◆ **GOAL**
Can you set down, exactly as they appear below, the lines from the opening of the material through the one bearing "const sourceText = '资料来源：Bloomberg，华泰研究，截至", minus the pictures?

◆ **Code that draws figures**
= = = = = = =
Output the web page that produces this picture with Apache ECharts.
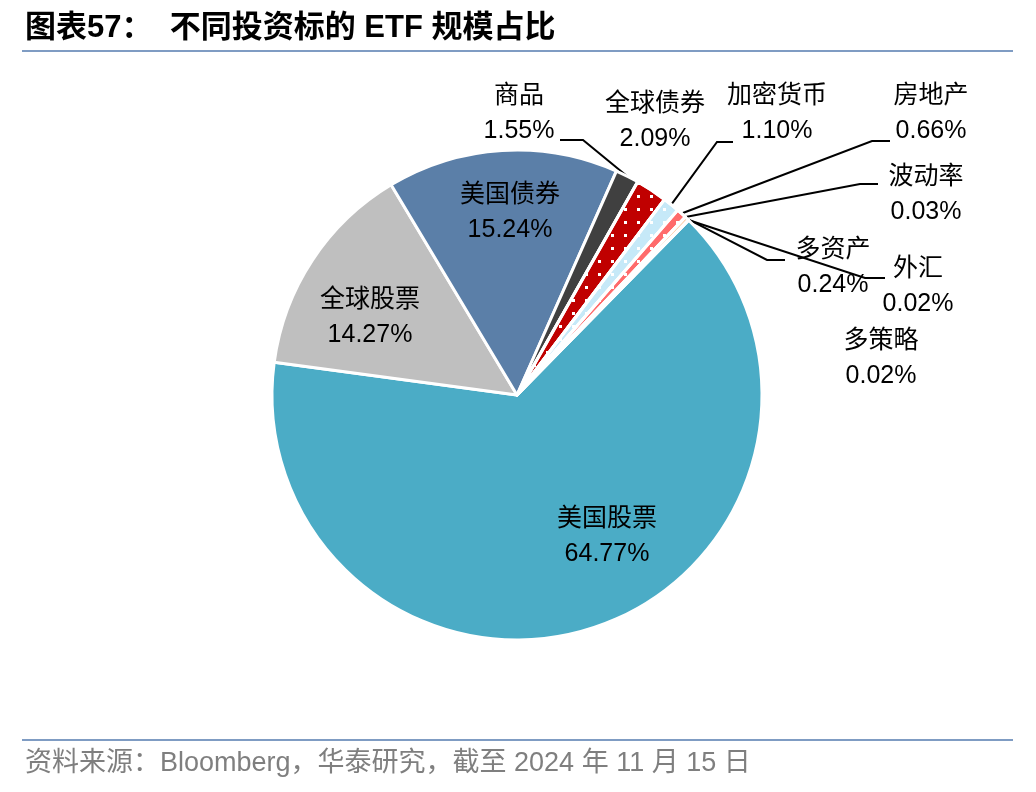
<!DOCTYPE html>
<html>
<head>
<meta charset="utf-8">
<script src="https://cdn.jsdelivr.net/npm/echarts@6/dist/echarts.min.js"></script>
<style>html,body{margin:0;padding:0;background:#fff}#c{width:1036px;height:792px}</style>
</head>
<body>
<div id="c"></div>
<script>
// ---- data ----
const categories = ['美国股票','全球股票','美国债券','商品','全球债券','加密货币','房地产','波动率','多资产','外汇','多策略'];
const shares = [64.77, 14.27, 15.24, 1.55, 2.09, 1.10, 0.66, 0.03, 0.24, 0.02, 0.02];
const titleText = '图表57：  不同投资标的 ETF 规模占比';
const sourceText = '资料来源：Bloomberg，华泰研究，截至 2024 年 11 月 15 日';

// ---- styles / layout ----
const colors = ['#4bacc6','#bfbfbf','#5b7fa8','#404040','#c00000','#c6e9f8','#ff6b6b','#8064a2','#f79646','#9bbb59','#1f497d'];
const dotted = {'全球债券':1,'加密货币':1,'房地产':1};
const labelPos = {
  '美国股票':[607,537], '全球股票':[370,318], '美国债券':[510,213],
  '商品':[519,114], '全球债券':[655,122], '加密货币':[777,114], '房地产':[931,114],
  '波动率':[926,195], '多资产':[833,268], '外汇':[918,287], '多策略':[881,359]
};
const leader = {
  '商品':[[583,140],[560,140]],
  '加密货币':[[717,142],[733,142]],
  '房地产':[[872,141],[890,141]],
  '波动率':[[860,184],[878,184]],
  '多资产':[[767,260],[785,260]],
  '外汇':[[865,278],[885,278]]
};

const FONT = '"Liberation Sans", "Noto Sans CJK SC", sans-serif';
const data = categories.map((n,i)=>{
  const item = {name:n, value:shares[i], itemStyle:{color:colors[i]}};
  if (dotted[n]) item.itemStyle.decal = {symbol:'rect', symbolSize:1, color:'#ffffff', dashArrayX:[3,10], dashArrayY:[3,10], rotation:0};
  if (!leader[n]) item.labelLine = {show:false};
  return item;
});

const chart = echarts.init(document.getElementById('c'));
chart.setOption({
  animation:false,
  graphic:[
    {type:'text', left:25, top:13, style:{text:titleText, font:'bold 31px '+FONT, fill:'#000'}},
    {type:'line', shape:{x1:22,y1:51,x2:1013,y2:51}, style:{stroke:'#7f9cc3', lineWidth:2}},
    {type:'line', shape:{x1:22,y1:740,x2:1013,y2:740}, style:{stroke:'#7f9cc3', lineWidth:2}},
    {type:'text', left:25, top:750, style:{text:sourceText, font:'27px '+FONT, fill:'#7f7f7f'}}
  ],
  series:[{
    type:'pie',
    center:[517,395],
    radius:[0,245],
    startAngle:45.5,
    clockwise:true,
    avoidLabelOverlap:false,
    itemStyle:{borderColor:'#fff', borderWidth:3},
    label:{
      show:true, position:'outside', color:'#000', fontFamily:FONT, fontSize:25, lineHeight:35,
      align:'center',
      formatter:p=>p.name+'\n'+p.value.toFixed(2)+'%'
    },
    labelLine:{show:true, lineStyle:{color:'#000', width:2}},
    labelLayout:function(params){
      const n = categories[params.dataIndex];
      const pos = labelPos[n];
      const res = {x:pos[0], y:pos[1], align:'center', verticalAlign:'middle'};
      if (leader[n] && params.labelLinePoints) {
        res.labelLinePoints = [params.labelLinePoints[0], leader[n][0], leader[n][1]];
      }
      return res;
    },
    data:data
  }]
});
</script>
</body>
</html>
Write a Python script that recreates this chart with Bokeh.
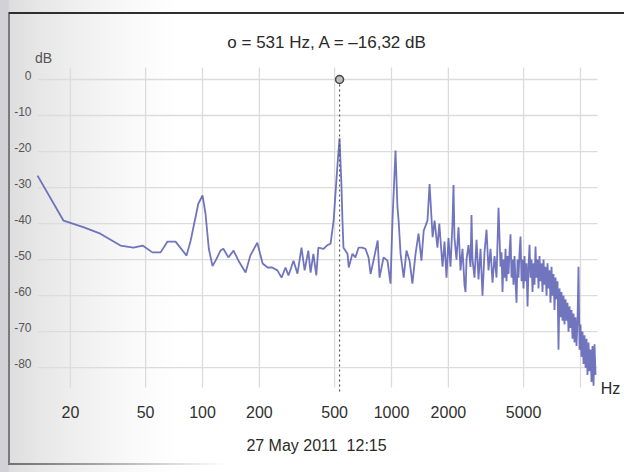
from bokeh.plotting import figure
from bokeh.models import Range1d, Label
from bokeh.core.properties import value
from bokeh.embed import file_html
from bokeh.resources import INLINE

# ---- spectrum data -------------------------------------------------------
freq_hz = [
    13.4, 18.4, 23.4, 28.8, 36.8, 43.1, 48.2, 54.3, 60.0, 65.3, 72.0, 82.3, 86.6,
    95.0, 100.0, 103.7, 108.0, 113.0, 118.0, 124.5, 129.0, 137.0, 146.0, 155.0,
    169.0, 179.0, 195.0, 208.0, 221.0, 234.0, 249.0, 262.0, 275.0, 285.0, 303.0,
    318.0, 334.0, 347.0, 363.0, 373.0, 386.0, 400.0, 410.0, 437.0, 458.0, 476.0,
    494.0, 511.0, 524.0, 531.0, 544.0, 550.0, 557.0, 585.0, 594.0, 621.0, 644.0,
    669.0, 700.0, 728.0, 756.0, 775.0, 803.0, 845.0, 864.0, 908.0, 952.0, 988.0,
    1012, 1050, 1075, 1090, 1117, 1160, 1200, 1246, 1290, 1340, 1390, 1440, 1480,
    1550, 1590, 1650, 1690, 1750, 1790,
    1862, 1907, 1954, 2002, 2052, 2102, 2128, 2154, 2207, 2262, 2318, 2375, 2433,
    2464, 2494, 2555, 2618, 2650, 2683, 2749, 2817, 2886, 2958, 3030, 3105, 3182,
    3260, 3341, 3423, 3508, 3594, 3683,
    3774, 3820, 3867, 3914, 3963, 4011, 4060, 4110, 4160, 4210, 4263, 4314, 4368,
    4420, 4476, 4530, 4586, 4642, 4699, 4756, 4815, 4874, 4934, 4994, 5055, 5117,
    5180, 5245, 5308, 5373, 5439, 5506, 5573, 5641, 5710, 5780, 5851, 5922, 5995,
    6069, 6143, 6218, 6295, 6372, 6450, 6529, 6609, 6690, 6772, 6855, 6939, 7025,
    7110, 7197, 7285, 7375, 7465, 7556, 7649, 7743, 7838, 7934, 8031, 8130, 8229,
    8330, 8432, 8535, 8640, 8746, 8853, 8962, 9071, 9183, 9294, 9409, 9524, 9641,
    9759, 9879, 10000, 10122, 10246, 10373, 10500, 10629, 10759, 10889, 11024,
    11157, 11296, 11434, 11574, 11717, 11860, 12007,
]
level_db = [
    -26.7, -39.2, -41.0, -42.8, -46.1, -46.7, -46.1, -48.0, -48.0, -45.0, -45.0, -48.9, -44.7,
    -34.5, -32.2, -37.2, -47.0, -51.8, -50.0, -47.5, -47.0, -49.4, -47.5, -50.3,
    -53.6, -48.9, -45.3, -51.1, -52.2, -52.2, -53.0, -55.0, -52.2, -54.4, -50.3,
    -53.9, -46.7, -53.0, -47.5, -53.6, -48.4, -54.4, -46.7, -47.0, -46.0, -45.6,
    -39.2, -28.0, -20.0, -16.32, -30.0, -39.0, -46.7, -48.4, -52.2, -48.4, -49.4,
    -46.7, -46.7, -47.0, -49.4, -54.0, -50.3, -44.7, -55.0, -49.4, -50.3, -56.7,
    -39.0, -19.7, -35.5, -39.0, -48.4, -55.0, -47.5, -50.3, -56.7, -48.4, -42.8, -50.3, -42.0,
    -39.2, -29.0, -43.8, -39.2, -46.7, -40.0,
    -52, -45, -55, -44, -52, -40, -29.3, -44, -50, -41, -53, -47, -57,
    -59, -50, -46, -52, -37.6, -50, -55, -44.5, -55.5, -47, -60, -48, -41.7,
    -53, -47, -56.4, -49, -55, -35.6,
    -52, -48, -59, -50, -55, -47, -56, -49, -54, -48, -43, -55, -50,
    -57, -49, -56, -62, -50, -55, -48, -43.6, -56, -50, -58, -49, -56,
    -51, -63, -52, -45.9, -55, -50, -59, -51, -57, -46.4, -55, -50, -58,
    -49, -56, -51, -59, -50, -57, -52, -60, -51, -58, -53, -62, -52,
    -60, -54, -64, -55, -61, -56, -75, -58, -66, -59, -67, -60, -68,
    -61, -67, -62, -70, -63, -69, -64, -72, -65, -73, -66, -74, -67,
    -52, -75, -68, -77, -70, -79, -71, -80, -72, -82, -73,
    -81, -75, -84, -74, -85, -73.5, -82,
]

# cursor readout
marker_freq = 531
marker_level = -16.32

x_ticks = [20, 50, 100, 200, 500, 1000, 2000, 5000, 10000]
x_tick_labels = ["20", "50", "100", "200", "500", "1000", "2000", "5000", ""]
y_ticks = [0, -10, -20, -30, -40, -50, -60, -70, -80]
y_tick_labels = ["0", "-10", "-20", "-30", "-40", "-50", "-60", "-70", "-80"]

FONT = "Liberation Sans"
W, H = 624, 472

# The whole canvas is the data frame, so the header, footer and unit texts
# can sit around the grid without being clipped.
F_MIN, F_MAX = 8.535, 17090          # canvas left / right edge, Hz
DB_MIN, DB_MAX = -109.11, 21.93      # canvas bottom / top edge, dB
GRID_F = (13.4, 12300)               # horizontal extent of the grid
GRID_DB = (-85.5, 3.33)              # vertical extent of the grid
CURSOR_BOTTOM = -86.9

p = figure(
    width=W, height=H,
    x_axis_type="log",
    x_range=Range1d(F_MIN, F_MAX),
    y_range=Range1d(DB_MIN, DB_MAX),
    output_backend="svg",
    toolbar_location=None,
    min_border=0,
)
p.xaxis.visible = False
p.yaxis.visible = False
p.xgrid.visible = False
p.ygrid.visible = False
p.outline_line_color = None

# paper-like shading and card edges behind a transparent canvas
p.background_fill_alpha = 0
p.border_fill_alpha = 0
p.styles = {
    "background": (
        "linear-gradient(#2e2e2e,#2e2e2e) 9px 12px / 615px 2px no-repeat,"
        "linear-gradient(#7a7a7a,#7a7a7a) 8px 12px / 2px 452px no-repeat,"
        "linear-gradient(to right,#707070,rgba(150,150,150,0)) 8px 463px / 220px 2px no-repeat,"
        "linear-gradient(to right,#d2d2d6 0px,#d2d2d6 8px,#dedee0 10px,#e7e7e7 40px,"
        "#f0f0f0 80px,#f9f9f9 130px,#ffffff 180px)"
    )
}

# grid
grid_color = "#dcdcdc"
p.segment(x0=x_ticks, x1=x_ticks,
          y0=[GRID_DB[0]] * len(x_ticks), y1=[GRID_DB[1]] * len(x_ticks),
          line_color=grid_color, line_width=1.3)
p.segment(x0=[GRID_F[0]] * len(y_ticks), x1=[GRID_F[1]] * len(y_ticks),
          y0=y_ticks, y1=y_ticks, line_color=grid_color, line_width=1.3)

# tick labels
p.text(x=x_ticks, y=[-92.2] * len(x_ticks), text=x_tick_labels,
       text_font=value(FONT), text_font_size="16px", text_color="#303030",
       text_align="center", text_baseline="middle")
p.text(x=[12.45] * len(y_ticks), y=[t + 1.1 for t in y_ticks], text=y_tick_labels,
       text_font=value(FONT), text_font_size="12px", text_color="#555555",
       text_align="right", text_baseline="middle")

# spectrum trace
p.line(freq_hz, level_db, line_color="#575db2", line_width=1.8, line_alpha=0.85)

# cursor: dotted line from the marker down to the bottom of the grid
p.segment(x0=[marker_freq], y0=[0], x1=[marker_freq], y1=[CURSOR_BOTTOM],
          line_color="#555555", line_width=1.2, line_dash="2 3")
p.scatter([marker_freq], [0], marker="circle", size=8,
          fill_color="#bdbdbd", line_color="#444444", line_width=1.5)


# texts, placed in canvas pixels (x from the left, y from the top)
def page_label(x, y_top, text, size, color):
    p.add_layout(Label(x=x, y=H - y_top, x_units="screen", y_units="screen",
                       text=text, text_align="center", text_baseline="middle",
                       text_font=FONT, text_font_size=size, text_color=color))


readout = f"o = {marker_freq} Hz, A = \u2013{abs(marker_level):.2f} dB".replace(".", ",")
page_label(327, 42, readout, "17px", "#2a2a2a")
page_label(316, 445, "27 May 2011\u00a0 12:15", "16px", "#2a2a2a")
page_label(43, 57, "dB", "14px", "#555555")
page_label(610, 388, "Hz", "16px", "#2a2a2a")

open("out.html", "w").write(file_html(p, INLINE))
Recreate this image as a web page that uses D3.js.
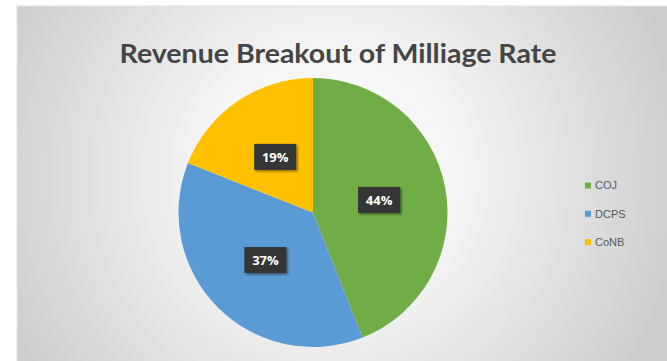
<!DOCTYPE html>
<html>
<head>
<meta charset="utf-8">
<script src="https://cdn.jsdelivr.net/npm/d3@7"></script>
<style>
  html, body { margin: 0; padding: 0; background: #ffffff; }
  svg { display: block; }
</style>
</head>
<body>
<svg id="chart" width="667" height="361"></svg>
<script>
// Share of millage-rate revenue by recipient
const categories = ["COJ", "DCPS", "CoNB"];
const shares = [44, 37, 19];
const colors = ["#70ad47", "#5b9bd5", "#ffc000"];
const titleText = "Revenue Breakout of Milliage Rate";

const svg = d3.select("#chart");
const W = 667, H = 361;

const defs = svg.append("defs");
const bg = defs.append("radialGradient")
  .attr("id", "bgGrad")
  .attr("gradientUnits", "userSpaceOnUse")
  .attr("cx", 330).attr("cy", 175).attr("r", 360);
bg.append("stop").attr("offset", "0%").attr("stop-color", "#ffffff");
bg.append("stop").attr("offset", "35%").attr("stop-color", "#f5f5f5");
bg.append("stop").attr("offset", "100%").attr("stop-color", "#cccccc");

const shadow = defs.append("filter").attr("id", "boxShadow")
  .attr("x", "-30%").attr("y", "-30%").attr("width", "160%").attr("height", "160%");
shadow.append("feDropShadow")
  .attr("dx", 1.5).attr("dy", 1.5).attr("stdDeviation", 1.2)
  .attr("flood-color", "#000").attr("flood-opacity", 0.45);

// Chart frame
svg.append("rect")
  .attr("x", 17).attr("y", 6)
  .attr("width", W - 17 + 2).attr("height", H - 6 + 2)
  .attr("fill", "url(#bgGrad)")
  .attr("stroke", "#e4e4e4").attr("stroke-width", 1);

// Title
svg.append("text")
  .attr("x", 338).attr("y", 63)
  .attr("text-anchor", "middle")
  .attr("font-family", "Lato, 'Open Sans', sans-serif")
  .attr("font-weight", "bold")
  .attr("font-size", 26)
  .attr("fill", "#454545")
  .attr("textLength", 437)
  .attr("lengthAdjust", "spacingAndGlyphs")
  .text(titleText);

// Pie
const cx = 313, cy = 212.5, R = 134.5;
const pie = d3.pie().sort(null).value(d => d.v);
const arcs = pie(categories.map((c, i) => ({ c, v: shares[i], col: colors[i] })));
const arc = d3.arc().innerRadius(0).outerRadius(R);

const g = svg.append("g").attr("transform", `translate(${cx},${cy})`);
g.selectAll("path.slice")
  .data(arcs)
  .join("path")
  .attr("class", "slice")
  .attr("d", arc)
  .attr("fill", d => d.data.col);

// Value labels in dark boxes
const lab = g.selectAll("g.lab")
  .data(arcs)
  .join("g")
  .attr("class", "lab")
  .attr("transform", d => {
    const [x, y] = arc.centroid(d);
    return `translate(${x},${y})`;
  });
lab.append("rect")
  .attr("x", -21).attr("y", -13)
  .attr("width", 42).attr("height", 26)
  .attr("fill", "#363636")
  .attr("filter", "url(#boxShadow)");
lab.append("text")
  .attr("text-anchor", "middle")
  .attr("dy", "0.36em")
  .attr("font-family", "'Open Sans', 'DejaVu Sans', sans-serif")
  .attr("font-weight", "bold")
  .attr("font-size", 13)
  .attr("fill", "#ffffff")
  .text(d => d.data.v + "%");

// Legend
const legend = svg.append("g").attr("transform", "translate(585,185.5)");
const item = legend.selectAll("g")
  .data(categories)
  .join("g")
  .attr("transform", (d, i) => `translate(0,${i * 28.3})`);
item.append("rect")
  .attr("x", 0).attr("y", -3)
  .attr("width", 6).attr("height", 6)
  .attr("fill", (d, i) => colors[i]);
item.append("text")
  .attr("x", 10).attr("y", 0)
  .attr("dy", "0.35em")
  .attr("font-family", "'Liberation Sans', Arial, sans-serif")
  .attr("font-size", 11)
  .attr("fill", "#595959")
  .text(d => d);
</script>
</body>
</html>
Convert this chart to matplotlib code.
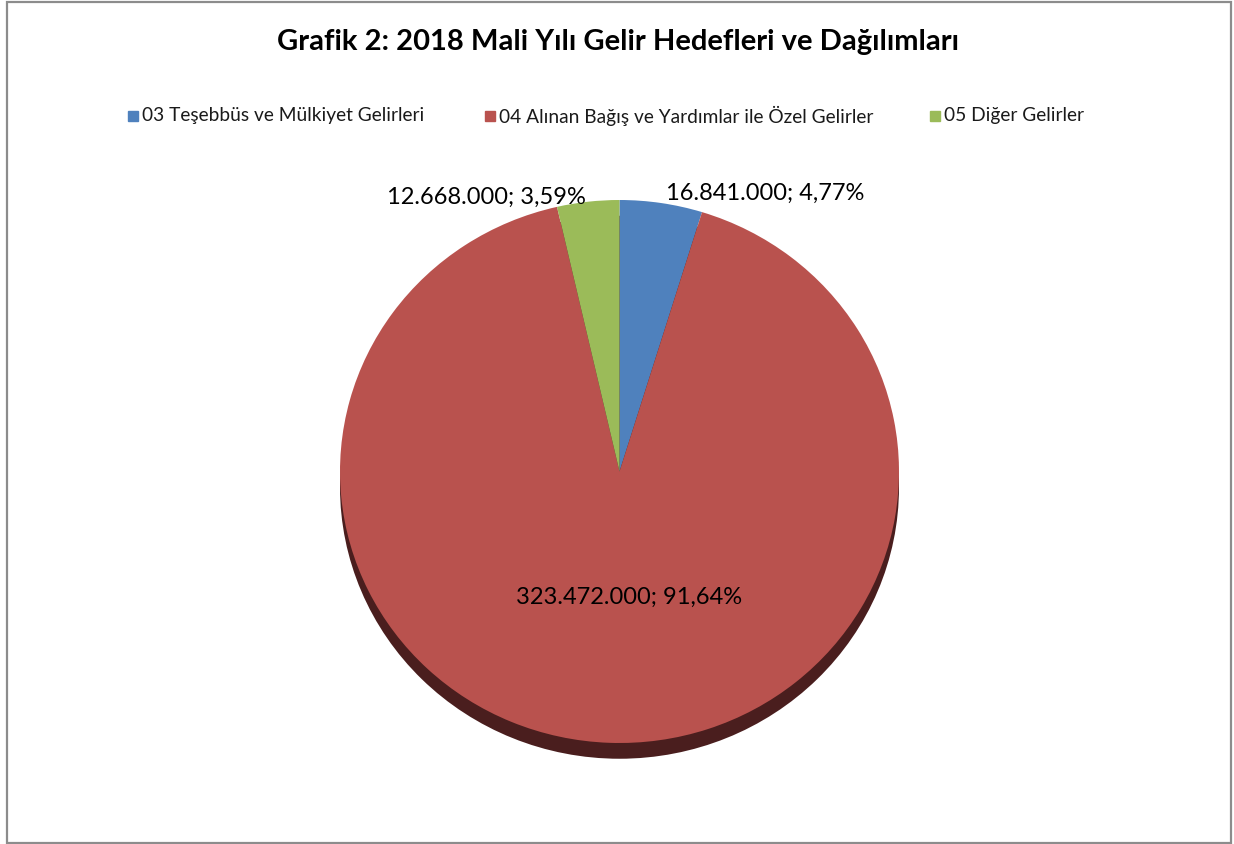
import matplotlib
matplotlib.use("Agg")
import matplotlib.pyplot as plt
from matplotlib.patches import Ellipse, Rectangle

plt.rcParams['font.family'] = ['Lato', 'DejaVu Sans']

# data
categories = ["03 Teşebbüs ve Mülkiyet Gelirleri",
              "04 Alınan Bağış ve Yardımlar ile Özel Gelirler",
              "05 Diğer Gelirler"]
values = [16841000, 323472000, 12668000]
value_labels = ["16.841.000; 4,77%", "323.472.000; 91,64%", "12.668.000; 3,59%"]
colors = ["#4F81BD", "#B9524E", "#9BBB59"]
title = "Grafik 2: 2018 Mali Yılı Gelir Hedefleri ve Dağılımları"

W, H = 1234, 844
fig = plt.figure(figsize=(W / 100, H / 100), dpi=100)
fig.patch.set_facecolor("white")

# outer border
fig.patches.append(Rectangle((7 / W, 1 / H), (1231 - 7) / W, (842 - 1) / H,
                             transform=fig.transFigure, fill=False,
                             edgecolor="#8c8c8c", linewidth=1.6))

fig.text(618 / W, 1 - 42 / H, title, ha="center", va="center",
         fontsize=21, fontweight="bold", color="#000000")

# legend
leg_x = [128, 485, 930]
for x, lab, c in zip(leg_x, categories, colors):
    fig.patches.append(Rectangle((x / W, 1 - 121 / H), 10 / W, 10 / H,
                                 transform=fig.transFigure, color=c))
    fig.text((x + 14) / W, 1 - 116 / H, lab, ha="left", va="center",
             fontsize=13.8, color="#1a1a1a")

# pie axes (top face spans 340..899 x 200..743 px)
ax = fig.add_axes([340 / W, 1 - 743 / H, 559 / W, 543 / H])
ax.add_patch(Ellipse((0, -0.058), 2, 2, facecolor="#4A1E1E", edgecolor="none",
                     zorder=0, clip_on=False))
wedges, _ = ax.pie(values, colors=colors, startangle=90, counterclock=False,
                   wedgeprops=dict(linewidth=0))
for w in wedges:
    w.set_zorder(2)
    w.set_clip_on(False)
ax.set_xlim(-1, 1)
ax.set_ylim(-1, 1)
ax.set_aspect("auto")
ax.axis("off")

# data labels
label_pos = [(765, 193), (629, 597), (486, 197)]
for (px, py), txt in zip(label_pos, value_labels):
    fig.text(px / W, 1 - py / H, txt, ha="center", va="center",
             fontsize=17, color="#000000", zorder=5)

fig.savefig("out.png", dpi=100, facecolor="white")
= = = = = = =
◆ **THE REPLY**
Output the web page that produces this picture with Apache ECharts.
<!DOCTYPE html>
<html>
<head>
<meta charset="utf-8">
<script src="https://cdn.jsdelivr.net/npm/echarts@6/dist/echarts.min.js"></script>
<style>html,body{margin:0;padding:0;background:#fff}#c{width:1036px;height:792px}</style>
</head>
<body>
<div id="c"></div>
<script>
// ---- data ----
const categories = ['美国股票','全球股票','美国债券','商品','全球债券','加密货币','房地产','波动率','多资产','外汇','多策略'];
const shares = [64.77, 14.27, 15.24, 1.55, 2.09, 1.10, 0.66, 0.03, 0.24, 0.02, 0.02];
const titleText = '图表57：  不同投资标的 ETF 规模占比';
const sourceText = '资料来源：Bloomberg，华泰研究，截至 2024 年 11 月 15 日';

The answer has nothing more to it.